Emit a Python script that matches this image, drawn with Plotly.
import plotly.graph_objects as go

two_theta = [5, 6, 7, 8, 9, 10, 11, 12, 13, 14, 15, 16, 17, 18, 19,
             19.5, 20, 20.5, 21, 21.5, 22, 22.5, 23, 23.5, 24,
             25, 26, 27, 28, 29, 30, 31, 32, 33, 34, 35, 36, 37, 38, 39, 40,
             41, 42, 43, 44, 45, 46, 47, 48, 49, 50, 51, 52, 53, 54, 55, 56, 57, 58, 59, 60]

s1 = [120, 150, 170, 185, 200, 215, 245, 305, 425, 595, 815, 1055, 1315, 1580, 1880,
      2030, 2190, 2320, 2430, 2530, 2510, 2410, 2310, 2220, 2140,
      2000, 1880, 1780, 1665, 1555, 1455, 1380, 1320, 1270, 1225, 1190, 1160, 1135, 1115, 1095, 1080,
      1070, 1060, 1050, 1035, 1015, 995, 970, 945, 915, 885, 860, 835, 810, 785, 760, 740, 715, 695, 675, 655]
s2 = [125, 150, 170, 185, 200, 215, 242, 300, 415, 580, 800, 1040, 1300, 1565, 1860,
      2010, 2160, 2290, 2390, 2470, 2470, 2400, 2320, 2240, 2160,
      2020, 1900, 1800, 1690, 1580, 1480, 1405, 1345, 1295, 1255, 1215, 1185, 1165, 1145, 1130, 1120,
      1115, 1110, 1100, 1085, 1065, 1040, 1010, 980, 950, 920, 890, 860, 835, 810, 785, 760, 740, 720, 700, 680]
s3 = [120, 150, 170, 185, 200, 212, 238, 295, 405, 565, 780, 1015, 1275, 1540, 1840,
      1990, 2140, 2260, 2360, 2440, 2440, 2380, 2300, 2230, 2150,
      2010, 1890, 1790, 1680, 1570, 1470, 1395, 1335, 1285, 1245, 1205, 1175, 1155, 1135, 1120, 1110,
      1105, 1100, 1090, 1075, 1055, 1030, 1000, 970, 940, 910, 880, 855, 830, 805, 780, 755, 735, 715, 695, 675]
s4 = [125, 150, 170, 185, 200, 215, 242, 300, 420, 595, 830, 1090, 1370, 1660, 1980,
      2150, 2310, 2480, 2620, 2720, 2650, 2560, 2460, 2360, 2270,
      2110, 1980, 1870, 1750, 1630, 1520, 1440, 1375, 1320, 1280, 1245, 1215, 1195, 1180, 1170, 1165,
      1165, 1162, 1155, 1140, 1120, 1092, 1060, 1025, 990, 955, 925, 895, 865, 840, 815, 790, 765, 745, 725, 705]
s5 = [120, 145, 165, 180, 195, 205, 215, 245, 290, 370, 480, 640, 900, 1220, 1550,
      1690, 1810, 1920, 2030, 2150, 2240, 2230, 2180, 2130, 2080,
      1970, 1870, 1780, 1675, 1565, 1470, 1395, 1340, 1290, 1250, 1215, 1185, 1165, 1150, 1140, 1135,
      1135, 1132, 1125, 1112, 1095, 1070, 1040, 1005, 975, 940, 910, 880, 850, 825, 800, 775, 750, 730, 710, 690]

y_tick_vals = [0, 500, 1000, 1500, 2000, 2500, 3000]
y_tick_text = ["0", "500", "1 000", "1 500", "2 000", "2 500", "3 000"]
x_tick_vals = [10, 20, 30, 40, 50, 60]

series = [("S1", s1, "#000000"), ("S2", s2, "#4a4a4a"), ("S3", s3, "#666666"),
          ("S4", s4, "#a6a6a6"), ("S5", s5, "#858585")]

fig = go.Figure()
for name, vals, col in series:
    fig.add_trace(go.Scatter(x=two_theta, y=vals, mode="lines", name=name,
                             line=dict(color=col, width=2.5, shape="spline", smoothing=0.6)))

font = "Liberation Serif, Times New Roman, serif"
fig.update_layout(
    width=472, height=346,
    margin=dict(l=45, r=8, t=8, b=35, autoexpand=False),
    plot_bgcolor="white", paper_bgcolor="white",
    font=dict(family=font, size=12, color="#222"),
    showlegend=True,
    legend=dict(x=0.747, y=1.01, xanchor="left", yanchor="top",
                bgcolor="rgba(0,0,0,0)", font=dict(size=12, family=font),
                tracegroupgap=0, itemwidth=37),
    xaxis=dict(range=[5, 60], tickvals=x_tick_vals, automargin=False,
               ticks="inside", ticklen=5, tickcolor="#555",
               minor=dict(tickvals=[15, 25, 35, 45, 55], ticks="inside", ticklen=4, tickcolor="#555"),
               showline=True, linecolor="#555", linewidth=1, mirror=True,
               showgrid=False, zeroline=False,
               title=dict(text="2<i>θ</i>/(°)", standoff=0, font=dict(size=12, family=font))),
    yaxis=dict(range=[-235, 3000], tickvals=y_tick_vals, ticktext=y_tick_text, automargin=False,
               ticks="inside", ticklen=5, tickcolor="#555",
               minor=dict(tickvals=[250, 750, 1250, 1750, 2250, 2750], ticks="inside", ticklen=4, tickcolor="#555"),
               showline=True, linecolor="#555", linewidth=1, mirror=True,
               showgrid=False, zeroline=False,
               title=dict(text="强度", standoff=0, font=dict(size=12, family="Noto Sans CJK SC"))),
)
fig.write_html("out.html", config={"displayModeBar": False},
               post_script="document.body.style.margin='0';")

---

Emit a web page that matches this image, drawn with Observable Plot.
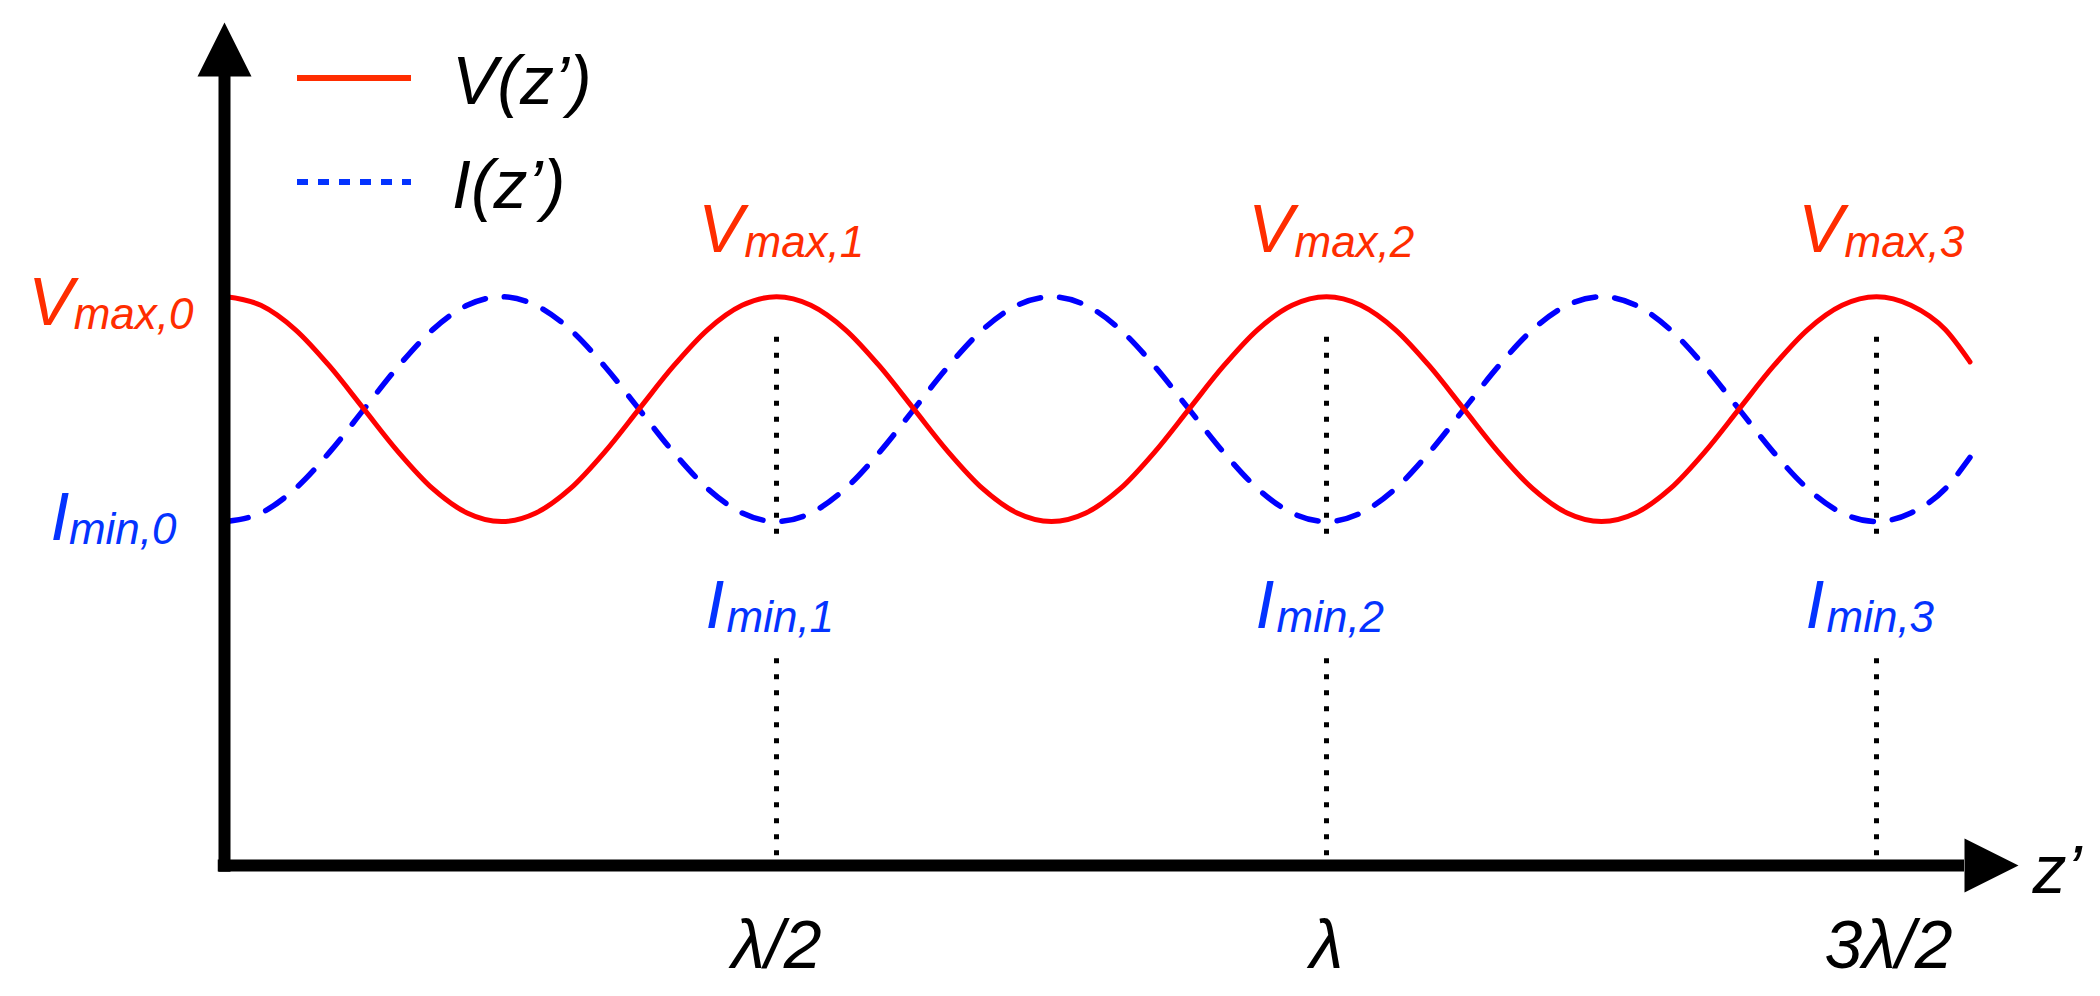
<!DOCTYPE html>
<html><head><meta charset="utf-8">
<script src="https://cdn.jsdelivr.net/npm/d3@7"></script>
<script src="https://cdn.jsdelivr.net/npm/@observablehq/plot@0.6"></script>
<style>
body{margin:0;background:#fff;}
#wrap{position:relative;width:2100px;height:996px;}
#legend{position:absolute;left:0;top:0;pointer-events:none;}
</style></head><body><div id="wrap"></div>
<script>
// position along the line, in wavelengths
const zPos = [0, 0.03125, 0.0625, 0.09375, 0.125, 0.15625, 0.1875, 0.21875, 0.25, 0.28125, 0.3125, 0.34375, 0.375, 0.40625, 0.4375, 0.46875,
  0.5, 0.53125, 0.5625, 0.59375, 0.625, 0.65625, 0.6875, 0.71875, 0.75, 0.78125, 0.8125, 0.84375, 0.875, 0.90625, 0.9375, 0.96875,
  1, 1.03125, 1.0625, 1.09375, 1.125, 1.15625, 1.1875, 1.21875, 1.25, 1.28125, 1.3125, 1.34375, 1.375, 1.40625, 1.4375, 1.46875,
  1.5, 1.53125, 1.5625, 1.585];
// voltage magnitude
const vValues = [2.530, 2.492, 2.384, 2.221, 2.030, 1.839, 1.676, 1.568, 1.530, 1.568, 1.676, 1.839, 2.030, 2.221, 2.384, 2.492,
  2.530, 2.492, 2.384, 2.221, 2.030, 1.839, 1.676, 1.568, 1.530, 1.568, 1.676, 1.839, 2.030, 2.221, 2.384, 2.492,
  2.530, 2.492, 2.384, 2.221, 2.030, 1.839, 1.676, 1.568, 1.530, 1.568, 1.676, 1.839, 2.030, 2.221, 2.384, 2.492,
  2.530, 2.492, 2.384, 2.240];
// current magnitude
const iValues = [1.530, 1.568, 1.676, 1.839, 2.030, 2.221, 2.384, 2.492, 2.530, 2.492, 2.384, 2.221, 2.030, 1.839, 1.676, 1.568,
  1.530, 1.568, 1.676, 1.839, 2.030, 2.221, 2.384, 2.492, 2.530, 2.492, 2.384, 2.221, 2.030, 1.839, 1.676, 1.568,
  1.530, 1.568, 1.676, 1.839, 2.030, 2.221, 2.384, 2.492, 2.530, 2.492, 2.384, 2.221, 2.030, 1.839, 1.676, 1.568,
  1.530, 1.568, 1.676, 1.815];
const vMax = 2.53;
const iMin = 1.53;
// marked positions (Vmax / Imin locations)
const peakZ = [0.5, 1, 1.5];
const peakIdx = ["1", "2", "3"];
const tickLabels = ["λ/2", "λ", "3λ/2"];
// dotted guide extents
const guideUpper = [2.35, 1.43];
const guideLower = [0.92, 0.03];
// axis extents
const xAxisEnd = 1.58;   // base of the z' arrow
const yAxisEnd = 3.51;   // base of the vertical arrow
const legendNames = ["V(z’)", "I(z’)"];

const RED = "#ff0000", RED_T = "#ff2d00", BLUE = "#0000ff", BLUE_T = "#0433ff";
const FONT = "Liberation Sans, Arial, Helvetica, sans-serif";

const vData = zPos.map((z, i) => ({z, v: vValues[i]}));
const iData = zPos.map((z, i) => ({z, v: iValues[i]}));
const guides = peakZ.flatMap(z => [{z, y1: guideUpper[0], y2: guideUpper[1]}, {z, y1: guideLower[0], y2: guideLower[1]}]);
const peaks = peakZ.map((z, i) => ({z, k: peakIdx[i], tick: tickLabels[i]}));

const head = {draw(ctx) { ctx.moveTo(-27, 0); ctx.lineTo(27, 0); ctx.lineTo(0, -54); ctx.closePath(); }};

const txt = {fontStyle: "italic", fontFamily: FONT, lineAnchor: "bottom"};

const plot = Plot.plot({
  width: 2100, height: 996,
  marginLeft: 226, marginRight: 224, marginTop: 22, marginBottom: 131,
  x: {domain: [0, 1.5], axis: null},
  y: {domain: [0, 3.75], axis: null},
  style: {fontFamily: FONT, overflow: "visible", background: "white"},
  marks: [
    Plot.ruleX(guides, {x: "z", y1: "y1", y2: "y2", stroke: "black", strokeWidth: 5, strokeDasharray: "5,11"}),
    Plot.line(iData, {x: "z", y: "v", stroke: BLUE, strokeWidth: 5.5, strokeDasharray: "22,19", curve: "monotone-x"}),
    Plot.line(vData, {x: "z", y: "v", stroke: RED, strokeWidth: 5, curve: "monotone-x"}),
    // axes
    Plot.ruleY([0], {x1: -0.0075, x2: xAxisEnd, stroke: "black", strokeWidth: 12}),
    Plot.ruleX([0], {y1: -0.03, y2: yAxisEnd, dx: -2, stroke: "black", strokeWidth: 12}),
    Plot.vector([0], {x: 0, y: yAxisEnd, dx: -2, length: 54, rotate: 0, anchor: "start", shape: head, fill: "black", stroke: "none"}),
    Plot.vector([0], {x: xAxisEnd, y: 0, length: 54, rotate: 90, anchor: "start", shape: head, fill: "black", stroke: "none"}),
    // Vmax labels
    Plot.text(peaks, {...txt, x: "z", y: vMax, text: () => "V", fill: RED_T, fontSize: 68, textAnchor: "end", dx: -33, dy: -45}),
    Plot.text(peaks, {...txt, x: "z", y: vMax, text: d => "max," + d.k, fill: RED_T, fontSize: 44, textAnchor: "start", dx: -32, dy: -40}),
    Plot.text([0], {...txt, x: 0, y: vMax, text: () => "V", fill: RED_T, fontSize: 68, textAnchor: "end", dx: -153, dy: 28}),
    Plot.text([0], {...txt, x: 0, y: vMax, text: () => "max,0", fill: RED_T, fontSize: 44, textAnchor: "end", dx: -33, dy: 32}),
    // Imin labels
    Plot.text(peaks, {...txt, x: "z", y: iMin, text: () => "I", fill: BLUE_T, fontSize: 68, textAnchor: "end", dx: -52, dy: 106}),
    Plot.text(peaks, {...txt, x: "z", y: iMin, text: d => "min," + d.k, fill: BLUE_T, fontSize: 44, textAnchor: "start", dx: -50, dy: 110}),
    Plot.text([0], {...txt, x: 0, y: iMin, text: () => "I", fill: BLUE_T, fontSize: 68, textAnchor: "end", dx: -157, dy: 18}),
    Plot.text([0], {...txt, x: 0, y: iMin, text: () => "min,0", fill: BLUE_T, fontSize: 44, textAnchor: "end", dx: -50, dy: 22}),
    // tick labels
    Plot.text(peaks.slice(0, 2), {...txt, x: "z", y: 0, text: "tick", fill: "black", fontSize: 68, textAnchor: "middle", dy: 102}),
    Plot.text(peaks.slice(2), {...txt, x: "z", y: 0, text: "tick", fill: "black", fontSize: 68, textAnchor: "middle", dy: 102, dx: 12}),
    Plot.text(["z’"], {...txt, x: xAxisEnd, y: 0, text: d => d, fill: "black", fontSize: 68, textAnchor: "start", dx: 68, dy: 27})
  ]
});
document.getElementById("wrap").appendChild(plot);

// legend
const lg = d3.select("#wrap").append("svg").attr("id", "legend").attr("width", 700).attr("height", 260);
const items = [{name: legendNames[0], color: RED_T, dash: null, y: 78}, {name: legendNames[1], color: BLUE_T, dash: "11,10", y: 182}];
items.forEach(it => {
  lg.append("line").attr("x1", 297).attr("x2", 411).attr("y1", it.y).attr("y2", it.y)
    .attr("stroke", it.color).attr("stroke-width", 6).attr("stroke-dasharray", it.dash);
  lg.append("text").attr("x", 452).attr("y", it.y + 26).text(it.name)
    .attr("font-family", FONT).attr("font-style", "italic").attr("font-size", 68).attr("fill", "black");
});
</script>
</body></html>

* * *

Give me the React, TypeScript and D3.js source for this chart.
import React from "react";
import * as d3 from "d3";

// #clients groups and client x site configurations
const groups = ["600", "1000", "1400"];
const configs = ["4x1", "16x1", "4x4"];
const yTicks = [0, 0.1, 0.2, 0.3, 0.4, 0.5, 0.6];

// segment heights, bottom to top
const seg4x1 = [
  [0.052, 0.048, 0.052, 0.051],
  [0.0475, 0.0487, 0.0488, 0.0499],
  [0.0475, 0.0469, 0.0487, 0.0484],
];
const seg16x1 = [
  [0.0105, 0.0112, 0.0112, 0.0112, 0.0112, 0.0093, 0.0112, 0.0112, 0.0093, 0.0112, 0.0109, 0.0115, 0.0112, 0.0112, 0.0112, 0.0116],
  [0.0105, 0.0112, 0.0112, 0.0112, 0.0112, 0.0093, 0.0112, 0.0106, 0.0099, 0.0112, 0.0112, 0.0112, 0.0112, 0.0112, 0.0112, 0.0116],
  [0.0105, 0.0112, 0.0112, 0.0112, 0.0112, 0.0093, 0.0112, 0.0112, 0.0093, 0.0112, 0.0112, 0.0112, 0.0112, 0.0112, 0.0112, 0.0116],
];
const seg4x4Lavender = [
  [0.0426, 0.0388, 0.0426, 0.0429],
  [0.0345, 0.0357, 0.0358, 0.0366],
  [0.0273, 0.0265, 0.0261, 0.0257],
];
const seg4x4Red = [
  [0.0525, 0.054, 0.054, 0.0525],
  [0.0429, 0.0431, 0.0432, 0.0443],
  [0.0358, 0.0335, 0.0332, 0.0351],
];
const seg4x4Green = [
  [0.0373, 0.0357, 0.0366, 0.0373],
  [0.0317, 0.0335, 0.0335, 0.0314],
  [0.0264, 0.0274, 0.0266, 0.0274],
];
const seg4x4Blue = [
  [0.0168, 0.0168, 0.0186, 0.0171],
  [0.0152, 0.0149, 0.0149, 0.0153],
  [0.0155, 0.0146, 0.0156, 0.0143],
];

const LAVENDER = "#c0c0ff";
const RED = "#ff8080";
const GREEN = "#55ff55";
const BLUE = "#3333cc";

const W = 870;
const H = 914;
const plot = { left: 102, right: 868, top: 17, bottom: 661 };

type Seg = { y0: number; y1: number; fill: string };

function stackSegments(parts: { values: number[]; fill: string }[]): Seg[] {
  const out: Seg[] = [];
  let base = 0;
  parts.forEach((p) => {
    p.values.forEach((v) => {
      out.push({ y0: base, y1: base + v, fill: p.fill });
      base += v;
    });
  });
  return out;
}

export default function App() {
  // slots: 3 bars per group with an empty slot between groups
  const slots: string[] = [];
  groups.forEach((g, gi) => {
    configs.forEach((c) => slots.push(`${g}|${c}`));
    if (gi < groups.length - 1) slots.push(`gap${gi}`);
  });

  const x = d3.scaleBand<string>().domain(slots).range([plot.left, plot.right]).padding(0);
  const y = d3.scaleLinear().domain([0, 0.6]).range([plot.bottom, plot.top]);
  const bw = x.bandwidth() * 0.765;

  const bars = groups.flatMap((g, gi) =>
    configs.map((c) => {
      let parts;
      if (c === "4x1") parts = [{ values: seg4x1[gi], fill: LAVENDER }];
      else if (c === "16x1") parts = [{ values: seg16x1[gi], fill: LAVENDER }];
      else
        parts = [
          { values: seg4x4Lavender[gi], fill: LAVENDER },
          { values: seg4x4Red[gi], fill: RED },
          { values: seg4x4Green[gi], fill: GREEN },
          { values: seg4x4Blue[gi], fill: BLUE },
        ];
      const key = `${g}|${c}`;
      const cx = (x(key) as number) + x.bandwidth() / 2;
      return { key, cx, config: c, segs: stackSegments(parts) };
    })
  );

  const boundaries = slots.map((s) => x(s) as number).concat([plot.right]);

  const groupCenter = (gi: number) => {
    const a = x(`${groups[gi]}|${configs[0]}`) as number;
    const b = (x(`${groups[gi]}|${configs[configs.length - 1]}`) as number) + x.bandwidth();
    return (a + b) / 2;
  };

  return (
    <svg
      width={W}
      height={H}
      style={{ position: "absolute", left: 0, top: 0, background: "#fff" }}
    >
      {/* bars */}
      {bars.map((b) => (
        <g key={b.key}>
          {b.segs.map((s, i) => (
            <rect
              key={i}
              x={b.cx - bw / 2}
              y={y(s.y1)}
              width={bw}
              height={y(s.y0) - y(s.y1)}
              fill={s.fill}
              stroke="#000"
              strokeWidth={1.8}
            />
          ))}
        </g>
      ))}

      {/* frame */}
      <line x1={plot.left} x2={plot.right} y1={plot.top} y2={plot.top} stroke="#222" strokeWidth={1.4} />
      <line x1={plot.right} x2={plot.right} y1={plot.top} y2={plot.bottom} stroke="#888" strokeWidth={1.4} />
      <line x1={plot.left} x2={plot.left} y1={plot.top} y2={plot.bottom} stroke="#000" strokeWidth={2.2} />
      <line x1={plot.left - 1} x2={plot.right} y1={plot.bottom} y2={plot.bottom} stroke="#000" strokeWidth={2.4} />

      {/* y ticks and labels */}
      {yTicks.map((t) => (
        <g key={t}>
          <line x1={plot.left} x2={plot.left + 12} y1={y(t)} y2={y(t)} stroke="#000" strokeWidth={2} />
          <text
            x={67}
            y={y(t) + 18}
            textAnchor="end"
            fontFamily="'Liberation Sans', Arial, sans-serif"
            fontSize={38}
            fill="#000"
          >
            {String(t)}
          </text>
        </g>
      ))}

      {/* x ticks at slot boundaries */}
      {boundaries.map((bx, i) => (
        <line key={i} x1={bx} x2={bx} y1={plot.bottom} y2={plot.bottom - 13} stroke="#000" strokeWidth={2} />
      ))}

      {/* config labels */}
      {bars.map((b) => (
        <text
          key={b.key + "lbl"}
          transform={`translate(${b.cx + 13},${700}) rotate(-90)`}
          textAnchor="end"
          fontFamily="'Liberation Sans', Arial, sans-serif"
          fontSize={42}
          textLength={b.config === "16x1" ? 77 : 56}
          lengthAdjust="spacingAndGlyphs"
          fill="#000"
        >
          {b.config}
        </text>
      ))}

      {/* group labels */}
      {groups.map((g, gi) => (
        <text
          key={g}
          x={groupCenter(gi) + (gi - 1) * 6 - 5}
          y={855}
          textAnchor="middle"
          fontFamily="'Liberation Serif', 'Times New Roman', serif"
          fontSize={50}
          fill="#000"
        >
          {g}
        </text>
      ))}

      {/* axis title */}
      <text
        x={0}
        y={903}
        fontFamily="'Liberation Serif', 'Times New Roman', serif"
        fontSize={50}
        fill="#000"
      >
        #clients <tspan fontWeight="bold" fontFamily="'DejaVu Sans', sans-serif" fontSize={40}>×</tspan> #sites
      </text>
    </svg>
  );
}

SHORT TASK:
Reproduce exactly the lines from the line with "Give me the" through the line with "const yTicks = [0, 0.1, 0.2, 0.3, 0.4, 0.5, 0.6];", both end lines included, and only those lines.

SOLVED EXERCISE:
Give me the React, TypeScript and D3.js source for this chart.
import React from "react";
import * as d3 from "d3";

// #clients groups and client x site configurations
const groups = ["600", "1000", "1400"];
const configs = ["4x1", "16x1", "4x4"];
const yTicks = [0, 0.1, 0.2, 0.3, 0.4, 0.5, 0.6];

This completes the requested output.